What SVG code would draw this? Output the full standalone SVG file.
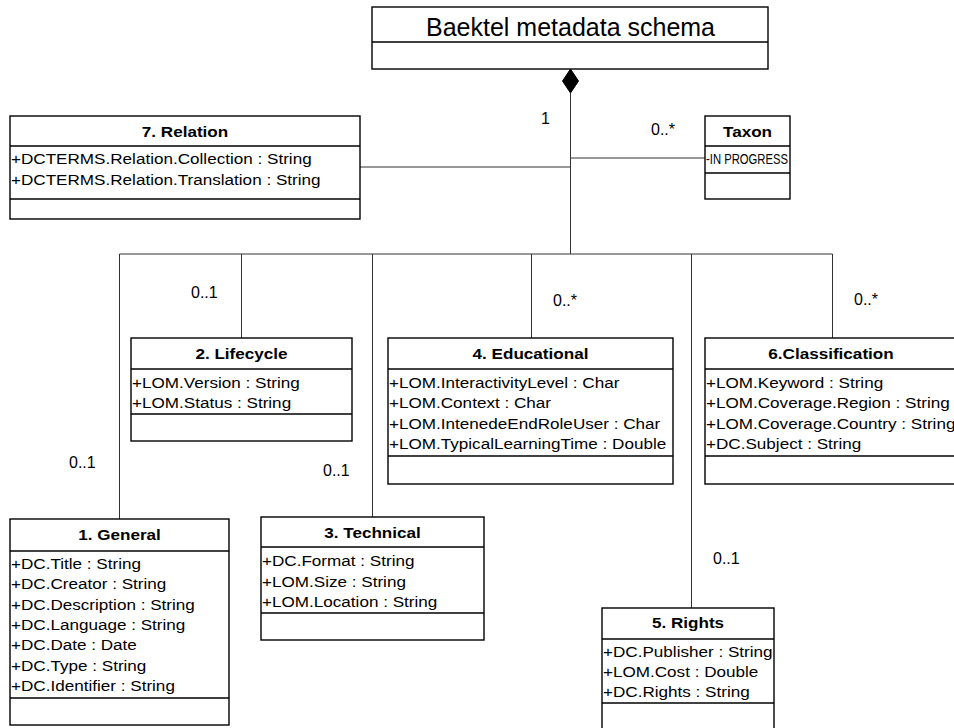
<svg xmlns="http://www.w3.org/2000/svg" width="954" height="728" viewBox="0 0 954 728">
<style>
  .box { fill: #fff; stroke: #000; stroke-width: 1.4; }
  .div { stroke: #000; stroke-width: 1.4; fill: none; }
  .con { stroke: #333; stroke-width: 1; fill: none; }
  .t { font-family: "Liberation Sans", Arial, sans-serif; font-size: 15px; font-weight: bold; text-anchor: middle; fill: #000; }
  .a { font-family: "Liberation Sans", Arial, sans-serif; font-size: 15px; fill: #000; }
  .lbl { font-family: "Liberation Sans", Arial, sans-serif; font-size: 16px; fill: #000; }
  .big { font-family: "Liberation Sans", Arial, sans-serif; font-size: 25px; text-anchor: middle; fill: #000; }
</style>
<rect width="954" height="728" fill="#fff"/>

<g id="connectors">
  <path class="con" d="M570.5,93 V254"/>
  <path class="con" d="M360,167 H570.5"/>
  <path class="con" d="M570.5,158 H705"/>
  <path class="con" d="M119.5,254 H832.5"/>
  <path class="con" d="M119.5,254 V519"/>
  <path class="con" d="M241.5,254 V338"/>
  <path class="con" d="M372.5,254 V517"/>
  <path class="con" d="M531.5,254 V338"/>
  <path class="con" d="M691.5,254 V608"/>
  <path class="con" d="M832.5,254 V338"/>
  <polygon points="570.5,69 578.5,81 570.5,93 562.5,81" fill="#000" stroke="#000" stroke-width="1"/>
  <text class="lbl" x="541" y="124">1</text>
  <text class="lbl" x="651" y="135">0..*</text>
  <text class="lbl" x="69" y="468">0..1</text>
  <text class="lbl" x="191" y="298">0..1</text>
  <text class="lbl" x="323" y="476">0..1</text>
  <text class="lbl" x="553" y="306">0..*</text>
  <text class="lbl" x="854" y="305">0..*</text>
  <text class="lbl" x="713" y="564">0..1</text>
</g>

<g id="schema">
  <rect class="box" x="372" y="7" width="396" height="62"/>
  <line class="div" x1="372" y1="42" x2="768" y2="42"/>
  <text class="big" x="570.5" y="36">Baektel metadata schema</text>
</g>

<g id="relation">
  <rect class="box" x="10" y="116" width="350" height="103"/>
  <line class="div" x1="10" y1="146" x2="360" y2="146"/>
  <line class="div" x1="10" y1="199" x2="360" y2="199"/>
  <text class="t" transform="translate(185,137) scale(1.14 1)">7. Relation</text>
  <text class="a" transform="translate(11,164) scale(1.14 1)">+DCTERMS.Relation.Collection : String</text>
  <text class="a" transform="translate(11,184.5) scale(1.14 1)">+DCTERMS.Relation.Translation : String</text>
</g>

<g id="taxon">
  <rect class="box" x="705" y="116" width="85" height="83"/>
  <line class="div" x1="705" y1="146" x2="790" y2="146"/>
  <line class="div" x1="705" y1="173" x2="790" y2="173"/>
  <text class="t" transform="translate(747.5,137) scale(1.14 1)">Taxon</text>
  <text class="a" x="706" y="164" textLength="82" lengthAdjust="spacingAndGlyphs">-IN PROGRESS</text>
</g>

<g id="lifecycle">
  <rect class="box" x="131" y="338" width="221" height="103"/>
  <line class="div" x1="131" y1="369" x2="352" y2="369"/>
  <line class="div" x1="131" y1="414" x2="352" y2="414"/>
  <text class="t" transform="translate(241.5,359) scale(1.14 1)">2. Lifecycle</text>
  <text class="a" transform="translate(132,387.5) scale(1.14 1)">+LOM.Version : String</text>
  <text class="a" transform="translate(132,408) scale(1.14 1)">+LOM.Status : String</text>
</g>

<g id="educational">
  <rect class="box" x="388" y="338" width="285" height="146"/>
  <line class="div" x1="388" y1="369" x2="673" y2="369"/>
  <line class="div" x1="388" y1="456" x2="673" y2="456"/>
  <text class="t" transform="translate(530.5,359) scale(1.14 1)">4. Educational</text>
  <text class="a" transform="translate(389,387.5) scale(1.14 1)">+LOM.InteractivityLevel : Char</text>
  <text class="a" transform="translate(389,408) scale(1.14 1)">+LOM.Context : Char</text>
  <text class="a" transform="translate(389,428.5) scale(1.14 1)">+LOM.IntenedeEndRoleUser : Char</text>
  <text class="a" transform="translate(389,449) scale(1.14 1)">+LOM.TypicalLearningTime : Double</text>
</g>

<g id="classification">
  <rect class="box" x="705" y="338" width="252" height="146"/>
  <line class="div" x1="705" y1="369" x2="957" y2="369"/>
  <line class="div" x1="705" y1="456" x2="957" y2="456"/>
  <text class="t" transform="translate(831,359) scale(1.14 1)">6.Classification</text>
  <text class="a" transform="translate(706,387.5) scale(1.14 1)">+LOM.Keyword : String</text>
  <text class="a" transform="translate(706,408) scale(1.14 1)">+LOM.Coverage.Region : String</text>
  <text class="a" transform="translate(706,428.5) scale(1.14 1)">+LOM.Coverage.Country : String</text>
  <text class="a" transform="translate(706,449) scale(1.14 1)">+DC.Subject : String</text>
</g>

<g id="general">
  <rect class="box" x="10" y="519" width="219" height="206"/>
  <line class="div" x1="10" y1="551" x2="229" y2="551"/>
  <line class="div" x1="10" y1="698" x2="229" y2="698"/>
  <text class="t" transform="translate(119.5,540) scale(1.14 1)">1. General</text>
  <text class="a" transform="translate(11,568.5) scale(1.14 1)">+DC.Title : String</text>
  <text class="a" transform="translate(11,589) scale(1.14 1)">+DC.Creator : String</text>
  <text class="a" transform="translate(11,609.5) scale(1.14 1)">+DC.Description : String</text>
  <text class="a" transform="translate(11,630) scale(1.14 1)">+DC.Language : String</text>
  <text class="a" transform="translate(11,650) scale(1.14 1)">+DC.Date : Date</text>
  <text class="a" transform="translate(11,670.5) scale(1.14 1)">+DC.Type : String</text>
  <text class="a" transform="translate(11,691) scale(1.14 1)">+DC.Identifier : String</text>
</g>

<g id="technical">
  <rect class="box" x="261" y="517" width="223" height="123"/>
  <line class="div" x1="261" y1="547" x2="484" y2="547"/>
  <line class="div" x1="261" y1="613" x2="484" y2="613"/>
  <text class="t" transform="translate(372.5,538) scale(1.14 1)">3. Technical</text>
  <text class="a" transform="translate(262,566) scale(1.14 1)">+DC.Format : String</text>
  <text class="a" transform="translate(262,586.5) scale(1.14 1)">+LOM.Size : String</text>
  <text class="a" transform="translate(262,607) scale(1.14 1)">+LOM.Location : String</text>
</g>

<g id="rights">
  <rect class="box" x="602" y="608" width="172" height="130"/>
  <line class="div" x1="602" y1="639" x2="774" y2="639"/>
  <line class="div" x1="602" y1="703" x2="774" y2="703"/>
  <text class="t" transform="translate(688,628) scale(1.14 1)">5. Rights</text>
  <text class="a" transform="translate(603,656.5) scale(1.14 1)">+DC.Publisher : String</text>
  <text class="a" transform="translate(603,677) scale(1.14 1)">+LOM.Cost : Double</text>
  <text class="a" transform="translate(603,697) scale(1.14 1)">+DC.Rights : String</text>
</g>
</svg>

================================

→ WHAT NEEDS TO BE DONE
Images should not appear in the copy; retype the listing above exactly.

→ ANSWER IN FULL
What SVG code would draw this? Output the full standalone SVG file.
<svg xmlns="http://www.w3.org/2000/svg" width="954" height="728" viewBox="0 0 954 728">
<style>
  .box { fill: #fff; stroke: #000; stroke-width: 1.4; }
  .div { stroke: #000; stroke-width: 1.4; fill: none; }
  .con { stroke: #333; stroke-width: 1; fill: none; }
  .t { font-family: "Liberation Sans", Arial, sans-serif; font-size: 15px; font-weight: bold; text-anchor: middle; fill: #000; }
  .a { font-family: "Liberation Sans", Arial, sans-serif; font-size: 15px; fill: #000; }
  .lbl { font-family: "Liberation Sans", Arial, sans-serif; font-size: 16px; fill: #000; }
  .big { font-family: "Liberation Sans", Arial, sans-serif; font-size: 25px; text-anchor: middle; fill: #000; }
</style>
<rect width="954" height="728" fill="#fff"/>

<g id="connectors">
  <path class="con" d="M570.5,93 V254"/>
  <path class="con" d="M360,167 H570.5"/>
  <path class="con" d="M570.5,158 H705"/>
  <path class="con" d="M119.5,254 H832.5"/>
  <path class="con" d="M119.5,254 V519"/>
  <path class="con" d="M241.5,254 V338"/>
  <path class="con" d="M372.5,254 V517"/>
  <path class="con" d="M531.5,254 V338"/>
  <path class="con" d="M691.5,254 V608"/>
  <path class="con" d="M832.5,254 V338"/>
  <polygon points="570.5,69 578.5,81 570.5,93 562.5,81" fill="#000" stroke="#000" stroke-width="1"/>
  <text class="lbl" x="541" y="124">1</text>
  <text class="lbl" x="651" y="135">0..*</text>
  <text class="lbl" x="69" y="468">0..1</text>
  <text class="lbl" x="191" y="298">0..1</text>
  <text class="lbl" x="323" y="476">0..1</text>
  <text class="lbl" x="553" y="306">0..*</text>
  <text class="lbl" x="854" y="305">0..*</text>
  <text class="lbl" x="713" y="564">0..1</text>
</g>

<g id="schema">
  <rect class="box" x="372" y="7" width="396" height="62"/>
  <line class="div" x1="372" y1="42" x2="768" y2="42"/>
  <text class="big" x="570.5" y="36">Baektel metadata schema</text>
</g>

<g id="relation">
  <rect class="box" x="10" y="116" width="350" height="103"/>
  <line class="div" x1="10" y1="146" x2="360" y2="146"/>
  <line class="div" x1="10" y1="199" x2="360" y2="199"/>
  <text class="t" transform="translate(185,137) scale(1.14 1)">7. Relation</text>
  <text class="a" transform="translate(11,164) scale(1.14 1)">+DCTERMS.Relation.Collection : String</text>
  <text class="a" transform="translate(11,184.5) scale(1.14 1)">+DCTERMS.Relation.Translation : String</text>
</g>

<g id="taxon">
  <rect class="box" x="705" y="116" width="85" height="83"/>
  <line class="div" x1="705" y1="146" x2="790" y2="146"/>
  <line class="div" x1="705" y1="173" x2="790" y2="173"/>
  <text class="t" transform="translate(747.5,137) scale(1.14 1)">Taxon</text>
  <text class="a" x="706" y="164" textLength="82" lengthAdjust="spacingAndGlyphs">-IN PROGRESS</text>
</g>

<g id="lifecycle">
  <rect class="box" x="131" y="338" width="221" height="103"/>
  <line class="div" x1="131" y1="369" x2="352" y2="369"/>
  <line class="div" x1="131" y1="414" x2="352" y2="414"/>
  <text class="t" transform="translate(241.5,359) scale(1.14 1)">2. Lifecycle</text>
  <text class="a" transform="translate(132,387.5) scale(1.14 1)">+LOM.Version : String</text>
  <text class="a" transform="translate(132,408) scale(1.14 1)">+LOM.Status : String</text>
</g>

<g id="educational">
  <rect class="box" x="388" y="338" width="285" height="146"/>
  <line class="div" x1="388" y1="369" x2="673" y2="369"/>
  <line class="div" x1="388" y1="456" x2="673" y2="456"/>
  <text class="t" transform="translate(530.5,359) scale(1.14 1)">4. Educational</text>
  <text class="a" transform="translate(389,387.5) scale(1.14 1)">+LOM.InteractivityLevel : Char</text>
  <text class="a" transform="translate(389,408) scale(1.14 1)">+LOM.Context : Char</text>
  <text class="a" transform="translate(389,428.5) scale(1.14 1)">+LOM.IntenedeEndRoleUser : Char</text>
  <text class="a" transform="translate(389,449) scale(1.14 1)">+LOM.TypicalLearningTime : Double</text>
</g>

<g id="classification">
  <rect class="box" x="705" y="338" width="252" height="146"/>
  <line class="div" x1="705" y1="369" x2="957" y2="369"/>
  <line class="div" x1="705" y1="456" x2="957" y2="456"/>
  <text class="t" transform="translate(831,359) scale(1.14 1)">6.Classification</text>
  <text class="a" transform="translate(706,387.5) scale(1.14 1)">+LOM.Keyword : String</text>
  <text class="a" transform="translate(706,408) scale(1.14 1)">+LOM.Coverage.Region : String</text>
  <text class="a" transform="translate(706,428.5) scale(1.14 1)">+LOM.Coverage.Country : String</text>
  <text class="a" transform="translate(706,449) scale(1.14 1)">+DC.Subject : String</text>
</g>

<g id="general">
  <rect class="box" x="10" y="519" width="219" height="206"/>
  <line class="div" x1="10" y1="551" x2="229" y2="551"/>
  <line class="div" x1="10" y1="698" x2="229" y2="698"/>
  <text class="t" transform="translate(119.5,540) scale(1.14 1)">1. General</text>
  <text class="a" transform="translate(11,568.5) scale(1.14 1)">+DC.Title : String</text>
  <text class="a" transform="translate(11,589) scale(1.14 1)">+DC.Creator : String</text>
  <text class="a" transform="translate(11,609.5) scale(1.14 1)">+DC.Description : String</text>
  <text class="a" transform="translate(11,630) scale(1.14 1)">+DC.Language : String</text>
  <text class="a" transform="translate(11,650) scale(1.14 1)">+DC.Date : Date</text>
  <text class="a" transform="translate(11,670.5) scale(1.14 1)">+DC.Type : String</text>
  <text class="a" transform="translate(11,691) scale(1.14 1)">+DC.Identifier : String</text>
</g>

<g id="technical">
  <rect class="box" x="261" y="517" width="223" height="123"/>
  <line class="div" x1="261" y1="547" x2="484" y2="547"/>
  <line class="div" x1="261" y1="613" x2="484" y2="613"/>
  <text class="t" transform="translate(372.5,538) scale(1.14 1)">3. Technical</text>
  <text class="a" transform="translate(262,566) scale(1.14 1)">+DC.Format : String</text>
  <text class="a" transform="translate(262,586.5) scale(1.14 1)">+LOM.Size : String</text>
  <text class="a" transform="translate(262,607) scale(1.14 1)">+LOM.Location : String</text>
</g>

<g id="rights">
  <rect class="box" x="602" y="608" width="172" height="130"/>
  <line class="div" x1="602" y1="639" x2="774" y2="639"/>
  <line class="div" x1="602" y1="703" x2="774" y2="703"/>
  <text class="t" transform="translate(688,628) scale(1.14 1)">5. Rights</text>
  <text class="a" transform="translate(603,656.5) scale(1.14 1)">+DC.Publisher : String</text>
  <text class="a" transform="translate(603,677) scale(1.14 1)">+LOM.Cost : Double</text>
  <text class="a" transform="translate(603,697) scale(1.14 1)">+DC.Rights : String</text>
</g>
</svg>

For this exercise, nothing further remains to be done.